Alyn Smith MEP, Scottish full member of the European Parliament's Agriculture and Rural Development Committee, has welcomed the final passage of new EU laws regulating the identification of cattle, and its common sense approach on the phasing in of electronic means of identification.
The regulation, subject to years of inter-institutional negotiation and which was passed by the Parliament's plenary last tonight by 386 votes to 228, sets out a common technical standard and framework for electronic ear tags and ruminal boluses, and requires Member States to develop the capability to implement the technology, but critically makes the use of electronic ID voluntary for farmers, unless their Member State decides to make it mandatory.
The decision comes as a welcome relief for farmers after the debacle of mandatory electronic ID for sheep, with a bottom-up market-driven approach designed: this should ensure that the technology will only be compulsory when the technology is perfected and the added economic value for farmers is assured.
"This is a great piece of news for Scottish beef producers. It was important that lessons were learned from the fiasco which was sheep EID: expensive, unreliable technology, administratively burdensome and not even fully necessary to promote disease control.
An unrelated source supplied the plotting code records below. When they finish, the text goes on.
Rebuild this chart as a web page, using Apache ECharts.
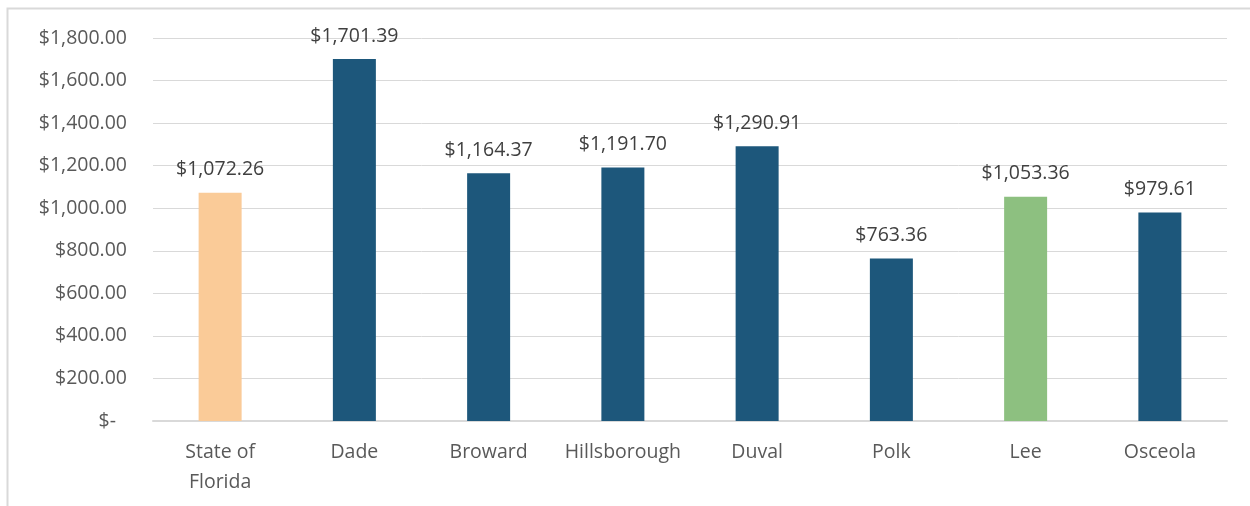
<!DOCTYPE html>
<html>
<head>
<meta charset="utf-8">
<script src="https://cdn.jsdelivr.net/npm/echarts@6/dist/echarts.min.js"></script>
<style>
  html, body { margin: 0; padding: 0; background: #fff; }
  #chart { width: 1250px; height: 506px; }
</style>
</head>
<body>
<div id="chart"></div>
<script>
// Counties and their dollar values
const categories = ['State of\nFlorida', 'Dade', 'Broward', 'Hillsborough', 'Duval', 'Polk', 'Lee', 'Osceola'];
const values = [1072.26, 1701.39, 1164.37, 1191.70, 1290.91, 763.36, 1053.36, 979.61];
const barColors = ['#FACB98', '#1D577B', '#1D577B', '#1D577B', '#1D577B', '#1D577B', '#8DC080', '#1D577B'];
const yTicks = [0, 200, 400, 600, 800, 1000, 1200, 1400, 1600, 1800];

const FONT = 'Open Sans';
const FS = 19.5;

function money(v) {
  return '$' + v.toLocaleString('en-US', { minimumFractionDigits: 2, maximumFractionDigits: 2 });
}

const chart = echarts.init(document.getElementById('chart'), null, { renderer: 'canvas' });
chart.setOption({
  animation: false,
  backgroundColor: '#fff',
  textStyle: { fontFamily: FONT },
  graphic: [{
    type: 'rect',
    shape: { x: 7.5, y: 8.5, width: 1260, height: 520 },
    style: { fill: 'none', stroke: '#D9D9D9', lineWidth: 2 },
    silent: true
  }],
  grid: { left: 153, right: 23, top: 38, bottom: 85 },
  xAxis: {
    type: 'category',
    data: categories,
    axisTick: { show: false },
    axisLine: { lineStyle: { color: '#D9D9D9', width: 2 } },
    axisLabel: {
      color: '#595959', fontSize: FS, fontFamily: FONT, lineHeight: 30, margin: 16,
      interval: 0, hideOverlap: false
    }
  },
  yAxis: {
    type: 'value',
    min: yTicks[0],
    max: yTicks[yTicks.length - 1],
    interval: 200,
    splitLine: { lineStyle: { color: '#D9D9D9', width: 1 } },
    axisLine: { show: false },
    axisTick: { show: false },
    axisLabel: {
      color: '#595959', fontSize: FS, fontFamily: FONT, margin: 26,
      formatter: v => v === 0 ? '{z|$-}' : money(v),
      rich: { z: { color: '#595959', fontSize: FS, fontFamily: FONT, padding: [0, 11, 0, 0] } }
    }
  },
  series: [{
    type: 'bar',
    barWidth: 43,
    data: values.map((v, i) => ({ value: v, itemStyle: { color: barColors[i] } })),
    label: {
      show: true,
      position: 'top',
      distance: 13,
      color: '#404040',
      fontSize: FS,
      fontFamily: FONT,
      formatter: p => money(p.value)
    }
  }]
});
</script>
</body>
</html>
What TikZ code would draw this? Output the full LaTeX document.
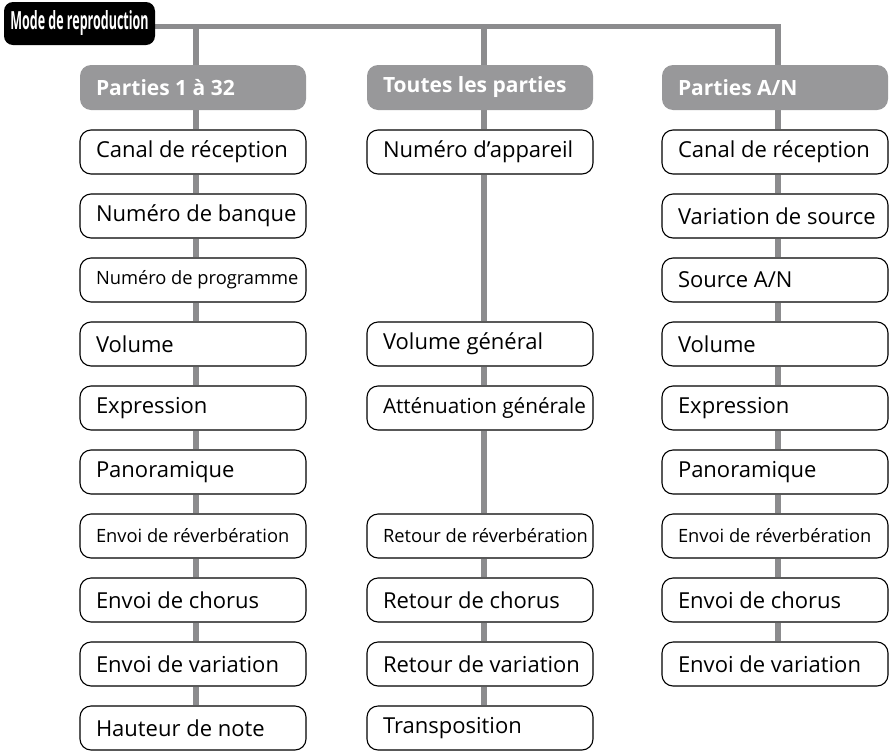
\documentclass[tikz,border=0pt]{standalone}
\usepackage{fontspec}
\setmainfont{Open Sans}
\usetikzlibrary{backgrounds}
\definecolor{linegray}{HTML}{8C8C8E}
\definecolor{headgray}{HTML}{98989A}
\newcommand\itemtxt[1]{\makebox[194pt][l]{#1}}
\newcommand\smalltxt{\fontsize{18.3}{20}\selectfont}
\newcommand\midtxt{\fontsize{20.7}{23}\selectfont}
\begin{document}
\begin{tikzpicture}[x=1pt,y=-1pt,
  item/.style={draw=black, line width=1.1pt, rounded corners=11pt, fill=white,
    minimum width=226pt, minimum height=44pt, inner xsep=16pt, inner ysep=0pt,
    font=\fontsize{22}{24}\selectfont},
  head/.style={fill=headgray, text=white, rounded corners=11pt,
    minimum width=226pt, minimum height=45pt, inner xsep=16pt, inner ysep=0pt,
    font=\bfseries\fontsize{21}{23}\selectfont},
  mode/.style={fill=black, text=white, rounded corners=9pt,
    minimum width=151pt, minimum height=43pt, inner sep=0pt,
    font=\bfseries\fontsize{25}{27}\selectfont},
  link/.style={draw=linegray, line width=5.5pt}]
\useasboundingbox (0,0) rectangle (889,750);

\node[mode] (mode) at (79.5,23.5) {\scalebox{0.5}[1]{Mode de reproduction}};

\node[head] (hA) at (193,87.5) {\itemtxt{Parties 1 à 32}};
\node[head] (hB) at (480,87.5) {\itemtxt{Toutes les parties}};
\node[head] (hC) at (775,87.5) {\itemtxt{Parties A/N}};

% column A
\node[item] (a0) at (193,152) {\itemtxt{Canal de réception}};
\node[item] (a1) at (193,216) {\itemtxt{Numéro de banque}};
\node[item] (a2) at (193,280) {\itemtxt{\smalltxt Numéro de programme}};
\node[item] (a3) at (193,344) {\itemtxt{Volume}};
\node[item] (a4) at (193,408) {\itemtxt{Expression}};
\node[item] (a5) at (193,472) {\itemtxt{Panoramique}};
\node[item] (a6) at (193,536) {\itemtxt{\smalltxt Envoi de réverbération}};
\node[item] (a7) at (193,600) {\itemtxt{Envoi de chorus}};
\node[item] (a8) at (193,664) {\itemtxt{Envoi de variation}};
\node[item] (a9) at (193,728) {\itemtxt{Hauteur de note}};

% column B
\node[item] (b0) at (480,152) {\itemtxt{Numéro d’appareil}};
\node[item] (b3) at (480,344) {\itemtxt{Volume général}};
\node[item] (b4) at (480,408) {\itemtxt{\midtxt Atténuation générale}};
\node[item] (b6) at (480,536) {\itemtxt{\smalltxt Retour de réverbération}};
\node[item] (b7) at (480,600) {\itemtxt{Retour de chorus}};
\node[item] (b8) at (480,664) {\itemtxt{Retour de variation}};
\node[item] (b9) at (480,728) {\itemtxt{Transposition}};

% column C
\node[item] (c0) at (775,152) {\itemtxt{Canal de réception}};
\node[item] (c1) at (775,216) {\itemtxt{Variation de source}};
\node[item] (c2) at (775,280) {\itemtxt{Source A/N}};
\node[item] (c3) at (775,344) {\itemtxt{Volume}};
\node[item] (c4) at (775,408) {\itemtxt{Expression}};
\node[item] (c5) at (775,472) {\itemtxt{Panoramique}};
\node[item] (c6) at (775,536) {\itemtxt{\smalltxt Envoi de réverbération}};
\node[item] (c7) at (775,600) {\itemtxt{Envoi de chorus}};
\node[item] (c8) at (775,664) {\itemtxt{Envoi de variation}};

\coordinate (jA) at (196,26.5);
\coordinate (jB) at (484,26.5);
\coordinate (jC) at (778,26.5);

\begin{scope}[on background layer]
  \draw[link] (mode.east |- jC) -- (jC) -- ([xshift=3pt]hC.north);
  \draw[link] (jA) -- ([xshift=3pt]hA.north);
  \draw[link] (jB) -- ([xshift=4pt]hB.north);
  \draw[link] ([xshift=3pt]hA.south) -- ([xshift=3pt]a0.north);
  \foreach \p/\q in {a0/a1,a1/a2,a2/a3,a3/a4,a4/a5,a5/a6,a6/a7,a7/a8,a8/a9}
    \draw[link] ([xshift=3pt]\p.south) -- ([xshift=3pt]\q.north);
  \draw[link] ([xshift=4pt]hB.south) -- ([xshift=4pt]b0.north);
  \foreach \p/\q in {b0/b3,b3/b4,b4/b6,b6/b7,b7/b8,b8/b9}
    \draw[link] ([xshift=4pt]\p.south) -- ([xshift=4pt]\q.north);
  \draw[link] ([xshift=3pt]hC.south) -- ([xshift=3pt]c0.north);
  \foreach \p/\q in {c0/c1,c1/c2,c2/c3,c3/c4,c4/c5,c5/c6,c6/c7,c7/c8}
    \draw[link] ([xshift=3pt]\p.south) -- ([xshift=3pt]\q.north);
\end{scope}
\end{tikzpicture}
\end{document}
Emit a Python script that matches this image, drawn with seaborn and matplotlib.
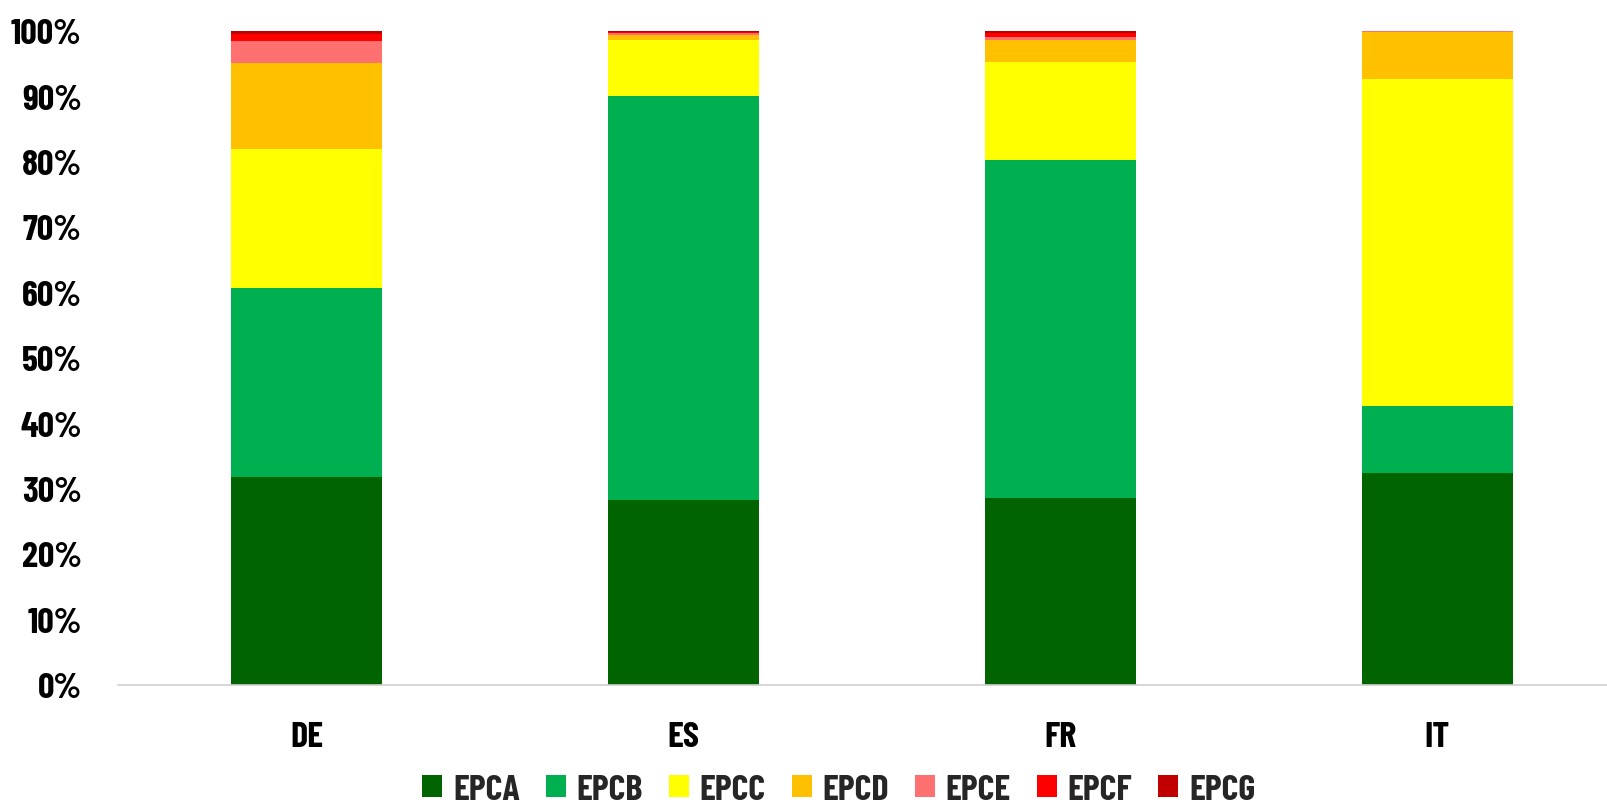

There was always a stronger case to begin with cattle, with electronic technology being more cost effective and bringing associated economic benefits such as better information for farmers about the state of their herd.
"I'm pleased that lessons have indeed been learned: the voluntary approach should mean that the uptake of the technology will be driven by farmers themselves based on actual benefits demonstrated from use of EID. Technology standards should be the same across Europe to encourage trade, and it's quite right that we have EU rules ensuring this.
"I'm also happy that the voluntary beef labelling rules have been done away with: in Brussels we like to talk the talk about reducing red tape but don't always walk the walk. There are robust general rules in place banning misleading information on labels: there is no reason why there should be an additional procedure purely for beef products by which additional labelling has to be specifically confirmed as OK.
"Overall a good night's work for the beef sector, and a good example of how the EU really can add value."
The regulation also sets out rules regarding unique identification numbers, the timing of tagging after birth (within 20 days, but for the second piece of ID it can be 60), rules determining ID and record requirements for movements of cattle, particularly when the cattle come from third countries, and the framework for violations and penalties for those violations, which usually involve restrictions on the movements of animals.
On a related subject, it also eliminates the rules on voluntary beef labelling: previously those selling beef products would have to submit for authorisation any wording on the packet label which went beyond the compulsory requirements. Given that a new general law on food labelling passed two years ago, this provision was considered redundant and has been scrapped to boost administrative simplification.